== Given data
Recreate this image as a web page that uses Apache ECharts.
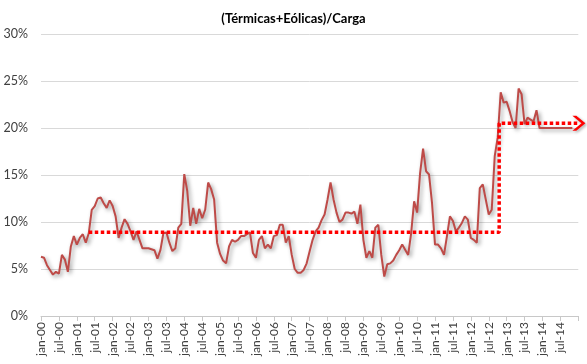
<!DOCTYPE html>
<html>
<head>
<meta charset="utf-8">
<script src="https://cdn.jsdelivr.net/npm/echarts@6/dist/echarts.min.js"></script>
<style>
html,body{margin:0;padding:0;background:#fff;}
#chart{width:587px;height:364px;}
</style>
</head>
<body>
<div id="chart"></div>
<script>
// Tick labels every 6 months
const tickLabels = ['jan-00','jul-00','jan-01','jul-01','jan-02','jul-02','jan-03','jul-03','jan-04','jul-04',
  'jan-05','jul-05','jan-06','jul-06','jan-07','jul-07','jan-08','jul-08','jan-09','jul-09',
  'jan-10','jul-10','jan-11','jul-11','jan-12','jul-12','jan-13','jul-13','jan-14','jul-14'];

// Monthly share (%), starting jan-00
const values = [
  6.3, 6.2, 5.4, 4.9, 4.4, 4.7, 4.5, 6.5, 6.0, 4.7,
  7.4, 8.5, 7.6, 8.3, 8.7, 7.8, 8.8, 11.3, 11.7, 12.5,
  12.6, 12.0, 11.5, 12.3, 11.7, 10.6, 8.3, 9.4, 10.3, 9.8,
  9.0, 8.1, 9.0, 8.1, 7.2, 7.2, 7.2, 7.1, 7.0, 6.1,
  7.0, 8.8, 8.9, 7.8, 6.9, 7.2, 9.4, 9.8, 15.1, 13.3,
  9.6, 11.5, 9.8, 11.4, 10.4, 11.3, 14.2, 13.5, 12.4, 7.8,
  6.6, 5.9, 5.6, 7.4, 8.1, 7.9, 8.1, 8.5, 8.5, 8.7,
  8.9, 6.7, 6.2, 8.1, 8.5, 7.2, 7.6, 7.2, 8.5, 8.6,
  9.7, 9.7, 7.8, 8.5, 6.5, 5.0, 4.6, 4.6, 4.9, 5.6,
  6.9, 8.1, 9.0, 9.4, 10.2, 10.8, 12.4, 14.2, 12.4, 11.0,
  10.0, 10.25, 11.0, 11.0, 10.9, 11.1, 9.8, 11.85, 8.1, 6.2,
  6.9, 6.2, 9.4, 9.7, 6.5, 4.2, 5.5, 5.6, 5.9, 6.5,
  7.0, 7.6, 7.05, 6.5, 8.8, 12.2, 11.0, 15.2, 17.8, 15.4,
  15.05, 12.0, 7.6, 7.6, 7.2, 6.5, 8.5, 10.6, 10.1, 9.0,
  9.4, 9.9, 10.6, 10.25, 8.3, 8.1, 7.8, 13.6, 14.0, 12.4,
  10.8, 11.3, 17.0, 19.0, 23.8, 22.7, 22.8, 21.8, 20.6, 20.0,
  24.2, 23.6, 20.4, 21.1, 20.9, 20.7, 21.9, 20.0, 20.0, 20.0,
  20.0, 20.0, 20.0, 20.0, 20.0, 20.0, 20.0, 20.0, 20.0
];

// Dotted step (average levels): month index and level (%)
const stepMonths = [16, 153.5, 153.5, 180.2];
const stepLevels = [8.9, 8.9, 20.5, 20.5];

const chevron = 'path://M0,0 L3.6,0 L12,7 L3.6,14 L0,14 L8.4,7 Z';

const chart = echarts.init(document.getElementById('chart'), null, {renderer: 'canvas'});
const lastIdx = stepMonths.length - 1;

chart.setOption({
  animation: false,
  backgroundColor: '#ffffff',
  title: {
    text: '(Térmicas+Eólicas)/Carga',
    left: 'center',
    top: 7,
    textStyle: {fontFamily: 'Lato', fontWeight: 'bold', fontSize: 13, color: '#000'}
  },
  grid: {left: 41, right: 8.7, top: 34, bottom: 48, containLabel: false},
  xAxis: {
    type: 'value',
    min: 0,
    max: 180,
    interval: 6,
    axisLine: {show: true, lineStyle: {color: '#c8c8c8', width: 1}},
    axisTick: {show: true, length: 5, lineStyle: {color: '#c8c8c8'}},
    splitLine: {show: false},
    axisLabel: {
      rotate: 90,
      margin: 6,
      fontFamily: 'Lato',
      fontSize: 12,
      color: '#404040',
      formatter: function (v) { const k = Math.round(v / 6); return tickLabels[k] !== undefined ? tickLabels[k] : ''; }
    }
  },
  yAxis: {
    type: 'value',
    min: 0,
    max: 30,
    interval: 5,
    axisLine: {show: false},
    axisTick: {show: false},
    splitLine: {show: true, lineStyle: {color: '#d9d9d9', width: 1}},
    axisLabel: {
      margin: 13,
      fontFamily: 'Lato',
      fontSize: 12.5,
      color: '#404040',
      formatter: '{value}%'
    }
  },
  series: [
    {
      type: 'line',
      data: values.map((v, i) => [i, v]),
      symbol: 'none',
      z: 3,
      lineStyle: {
        color: '#BE4B48', width: 2,
        shadowColor: 'rgba(0,0,0,0.4)', shadowBlur: 4, shadowOffsetX: 2, shadowOffsetY: 2
      }
    },
    {
      type: 'line',
      clip: false,
      z: 4,
      showSymbol: true,
      symbol: 'none',
      data: stepMonths.map((m, i) => (
        i === lastIdx
          ? {value: [m, stepLevels[i]], symbol: chevron, symbolSize: [13, 15], symbolKeepAspect: false}
          : {value: [m, stepLevels[i]], symbol: 'none'}
      )),
      itemStyle: {color: '#FF0000', shadowColor: 'rgba(0,0,0,0.35)', shadowBlur: 3, shadowOffsetX: 1.5, shadowOffsetY: 1.5},
      lineStyle: {color: '#FF0000', width: 3.5, type: [3.5, 2.5], cap: 'butt'}
    }
  ]
});
</script>
</body>
</html>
====
What you need to do
Quote the full listing above word for word; exclude every picture from the copy.

Expected answer
Recreate this image as a web page that uses Apache ECharts.
<!DOCTYPE html>
<html>
<head>
<meta charset="utf-8">
<script src="https://cdn.jsdelivr.net/npm/echarts@6/dist/echarts.min.js"></script>
<style>
html,body{margin:0;padding:0;background:#fff;}
#chart{width:587px;height:364px;}
</style>
</head>
<body>
<div id="chart"></div>
<script>
// Tick labels every 6 months
const tickLabels = ['jan-00','jul-00','jan-01','jul-01','jan-02','jul-02','jan-03','jul-03','jan-04','jul-04',
  'jan-05','jul-05','jan-06','jul-06','jan-07','jul-07','jan-08','jul-08','jan-09','jul-09',
  'jan-10','jul-10','jan-11','jul-11','jan-12','jul-12','jan-13','jul-13','jan-14','jul-14'];

// Monthly share (%), starting jan-00
const values = [
  6.3, 6.2, 5.4, 4.9, 4.4, 4.7, 4.5, 6.5, 6.0, 4.7,
  7.4, 8.5, 7.6, 8.3, 8.7, 7.8, 8.8, 11.3, 11.7, 12.5,
  12.6, 12.0, 11.5, 12.3, 11.7, 10.6, 8.3, 9.4, 10.3, 9.8,
  9.0, 8.1, 9.0, 8.1, 7.2, 7.2, 7.2, 7.1, 7.0, 6.1,
  7.0, 8.8, 8.9, 7.8, 6.9, 7.2, 9.4, 9.8, 15.1, 13.3,
  9.6, 11.5, 9.8, 11.4, 10.4, 11.3, 14.2, 13.5, 12.4, 7.8,
  6.6, 5.9, 5.6, 7.4, 8.1, 7.9, 8.1, 8.5, 8.5, 8.7,
  8.9, 6.7, 6.2, 8.1, 8.5, 7.2, 7.6, 7.2, 8.5, 8.6,
  9.7, 9.7, 7.8, 8.5, 6.5, 5.0, 4.6, 4.6, 4.9, 5.6,
  6.9, 8.1, 9.0, 9.4, 10.2, 10.8, 12.4, 14.2, 12.4, 11.0,
  10.0, 10.25, 11.0, 11.0, 10.9, 11.1, 9.8, 11.85, 8.1, 6.2,
  6.9, 6.2, 9.4, 9.7, 6.5, 4.2, 5.5, 5.6, 5.9, 6.5,
  7.0, 7.6, 7.05, 6.5, 8.8, 12.2, 11.0, 15.2, 17.8, 15.4,
  15.05, 12.0, 7.6, 7.6, 7.2, 6.5, 8.5, 10.6, 10.1, 9.0,
  9.4, 9.9, 10.6, 10.25, 8.3, 8.1, 7.8, 13.6, 14.0, 12.4,
  10.8, 11.3, 17.0, 19.0, 23.8, 22.7, 22.8, 21.8, 20.6, 20.0,
  24.2, 23.6, 20.4, 21.1, 20.9, 20.7, 21.9, 20.0, 20.0, 20.0,
  20.0, 20.0, 20.0, 20.0, 20.0, 20.0, 20.0, 20.0, 20.0
];

// Dotted step (average levels): month index and level (%)
const stepMonths = [16, 153.5, 153.5, 180.2];
const stepLevels = [8.9, 8.9, 20.5, 20.5];

const chevron = 'path://M0,0 L3.6,0 L12,7 L3.6,14 L0,14 L8.4,7 Z';

const chart = echarts.init(document.getElementById('chart'), null, {renderer: 'canvas'});
const lastIdx = stepMonths.length - 1;

chart.setOption({
  animation: false,
  backgroundColor: '#ffffff',
  title: {
    text: '(Térmicas+Eólicas)/Carga',
    left: 'center',
    top: 7,
    textStyle: {fontFamily: 'Lato', fontWeight: 'bold', fontSize: 13, color: '#000'}
  },
  grid: {left: 41, right: 8.7, top: 34, bottom: 48, containLabel: false},
  xAxis: {
    type: 'value',
    min: 0,
    max: 180,
    interval: 6,
    axisLine: {show: true, lineStyle: {color: '#c8c8c8', width: 1}},
    axisTick: {show: true, length: 5, lineStyle: {color: '#c8c8c8'}},
    splitLine: {show: false},
    axisLabel: {
      rotate: 90,
      margin: 6,
      fontFamily: 'Lato',
      fontSize: 12,
      color: '#404040',
      formatter: function (v) { const k = Math.round(v / 6); return tickLabels[k] !== undefined ? tickLabels[k] : ''; }
    }
  },
  yAxis: {
    type: 'value',
    min: 0,
    max: 30,
    interval: 5,
    axisLine: {show: false},
    axisTick: {show: false},
    splitLine: {show: true, lineStyle: {color: '#d9d9d9', width: 1}},
    axisLabel: {
      margin: 13,
      fontFamily: 'Lato',
      fontSize: 12.5,
      color: '#404040',
      formatter: '{value}%'
    }
  },
  series: [
    {
      type: 'line',
      data: values.map((v, i) => [i, v]),
      symbol: 'none',
      z: 3,
      lineStyle: {
        color: '#BE4B48', width: 2,
        shadowColor: 'rgba(0,0,0,0.4)', shadowBlur: 4, shadowOffsetX: 2, shadowOffsetY: 2
      }
    },
    {
      type: 'line',
      clip: false,
      z: 4,
      showSymbol: true,
      symbol: 'none',
      data: stepMonths.map((m, i) => (
        i === lastIdx
          ? {value: [m, stepLevels[i]], symbol: chevron, symbolSize: [13, 15], symbolKeepAspect: false}
          : {value: [m, stepLevels[i]], symbol: 'none'}
      )),
      itemStyle: {color: '#FF0000', shadowColor: 'rgba(0,0,0,0.35)', shadowBlur: 3, shadowOffsetX: 1.5, shadowOffsetY: 1.5},
      lineStyle: {color: '#FF0000', width: 3.5, type: [3.5, 2.5], cap: 'butt'}
    }
  ]
});
</script>
</body>
</html>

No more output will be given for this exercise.